Yury Bykov's The Fool: When corruption faces collapse

Wael Eskandar, Tuesday 18 Nov 2014

Traversing the world of corrupt local officials facing a crisis, The Fool creates many parallels to our own lives. This captivating picture is one of the best films screened at the 36th Cairo Intl Film Festival

The Fool
Photo: Still from The Fool

One of the most gripping films screened at this year’s Cairo International Film Festival was The Fool by promising young director Yury Bykov. The film is a dark gripping drama about a man adamant on safeguarding his morality and integrity despite the corruption that infests the world around him.

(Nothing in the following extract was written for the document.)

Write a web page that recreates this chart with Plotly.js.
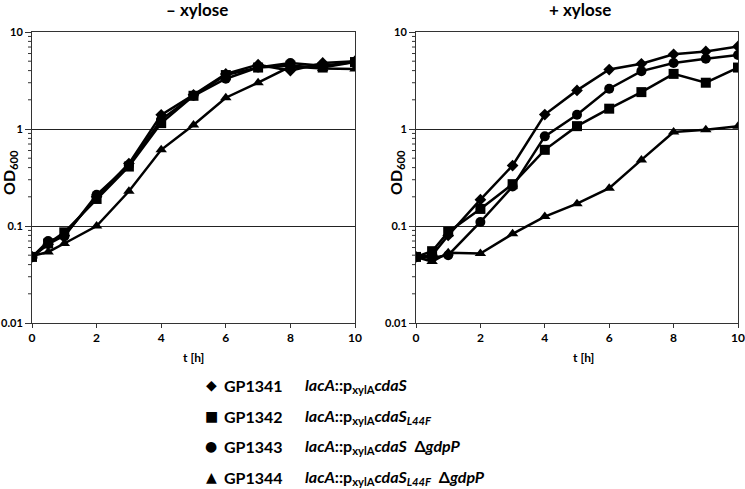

Dima Nikitin (Artem Bystrov) is a plumber, who is called to make an emergency pipe repair in ‘Site A’, a giant run down building that houses 820 people living in miserable conditions. He is studying construction on the side in order to get promoted and that’s why he is able to discover that the building will fall imminently. But night has fallen and he must warn the local officials in order to avoid this disaster.

The film whose events span a few hours in the night is about a world uncovered as city officials decide what to do about the impending catastrophe. As events unfold, Dima gets an insight into the lives of the ruling class and the festering corruption that binds them.

A shadowy tungsten lit ambience prevails throughout the film. The sound mixing is precise and masterful. Entrancing performances were given by all the actors and in particular Natalia Surkova, who plays the role of mayor Nina Galaganova, a secretary who rose to prominence from the slums.

The visuals, the sound and the riveting story create a hypnotic effect that transports us into the world before us. The town seems more of a Tsarist Russia painted by Dostoyevsky or Tolstoy than a modern day depiction. We look at the world of Russian politics through Dima’s eyes as the depths of the political dynamics unravel.

The story is filled with symbolic dialog, uncovering layers of reasoning for each character. In one instant takes a hard look at what corruption does every day. The narrative enforces a dividing line between ‘nobodies’ and ‘somebodies’, between those who care for their own and others who care beyond their immediate ‘somebodies’.

The conversations were direct, metaphoric to the entire state of Russia. The building itself resembles the entire country about to collapse with no one ready to deal with that possibility. Corruption was not simplified as heartless unfeeling drive towards evil, it has its own meaningful practical reasons and ones you can sympathise with. 

“If you can’t take what you need, you’d live like a worm in the shit,” as was expressed by one of the characters.

It is refreshing to see the semblance of a conscience somewhere in these circles, something we are given no traces of in real life. Yet even in the presence of a conscience, history and current realities have their own inputs to make. The presence of someone with a conscience is palpably unsettling to those who have compromised on values.

The dilemma is complicated, because very little is presented that justifies caring for others in the picture. Some of the inhabitants of the building are ‘punks’ and addicts, lost souls to a lost cause. Why would anyone stand up for such people particularly against vicious ‘seasoned’ officials who have acquired empires built on blood and misery of others?

Dima is the fool. He is a fool to think that he can survive in a world where almost every voice tells him he must be like others, he must steal, he must compromise those imaginary ‘values’ that he has. All we see before our eyes are losses and yet he persists? Why? There is nothing tangible to be gained.

He continues on his path, unmoved by everything that the world tells him but perhaps with one thought running through his head and utters when pushed, “We live like animals and die like animals because we’re nobodies to each other.”

The Fool is a gripping, hypnotic picture that traverses the world of corrupt local officials facing a crisis. As the crisis unfolds we understand the depth of their corruption and what’s more, the lengths they would go to in order to protect their empire. The picture tells the story of a revolutionary, determined not to lose his humanity despite everything that asks him otherwise, but a revolutionary trying to retain his integrity in a land flooding with theft and corruption is perhaps a fool.